Our “Traveler-in-Chief” is at it again, packing his bags for the 39th AU Summit in Addis Ababa. This time, William Ruto isn’t just attending; he’s the “AU Champion for Institutional Reform.” It’s a glittering title that sounds like something a middle-manager receives right before their department gets downsized. While Nairobians are busy calculating how to stretch a thousand shillings to Friday, the President is obsessed with “Agenda 2063” and merging AU organs. It’s classic political misdirection: if you can’t fix the traffic on Mombasa Road, try fixing the bureaucracy in Ethiopia.

The irony is thicker than the smog over Industrial Area. Ruto is pushing for “financial autonomy” and asking member states to cough up $1 billion for the AU Peace Fund. Let’s be real - half of these countries can’t even pay their own civil servants on time. Expecting a billion dollars for a peace fund while Sudan is screaming and the DRC is bleeding is like asking a man whose house is underwater to donate to a swimming pool fund. We’ve managed to scrape together $100 million while wars are erupting in seven different arenas. It’s not a fund; it’s a rounding error for the chaos it’s supposed to stop.

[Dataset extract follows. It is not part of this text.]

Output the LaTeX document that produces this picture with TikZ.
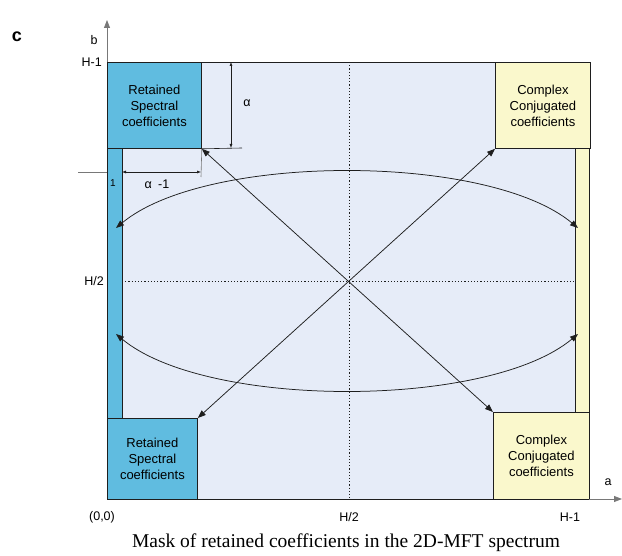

But don’t be fooled by the pan-African rhetoric. This is a transactional game. The International Crisis Group points out that while Ruto plays the “Africa Voice” on the global stage, Kenya is clinging to its “Major Non-NATO Ally” status with the US. It’s a delicate dance: acting like a rebel against Western debt in public while being the “good boy” of the State Department in private. We’re negotiating health pacts to replace USAID because we know the donor taps are drying up, and we need to look “self-reliant” before we’re forced to be.

Back home, the reality is far less polished than a State House press release. The Crisis Group warns that Ruto’s external visibility is being weighed down by internal constraints - a polite way of saying the country is broke and the people are restless. It reminds me of the rot we see in our own legislative halls; whether it’s the AU’s Pan-African Parliament or our own Sodom and Gomorrah on Parliament Road, the story is the same: high-level talk, low-level delivery, and a lot of per diems.

The “African Court of Justice” is another “missing pillar” Ruto is mourning. We love building pillars and frameworks while the roof is caving in. The AU is struggling to respond to simultaneous crises in the Sahel, Somalia, and South Sudan, and the “experts” are already saying the institution isn’t up to the task. But hey, as long as there’s a red carpet in Addis and a microphone for our President to demand a UN Security Council seat, the show must go on.

In 2026, Africa is staring at spreading wars and weakened institutions. Ruto’s “reform” drive is a nice distraction, a way to look statesmanlike while the domestic economy remains a battlefield. He wants to finance our “own burden,” but in Nairobi, the “burden” is just another word for the taxes we pay to fund these international flights. Addis will be beautiful this weekend, I’m sure, but you can’t eat institutional reform, and you certainly can’t use it to pay the rent.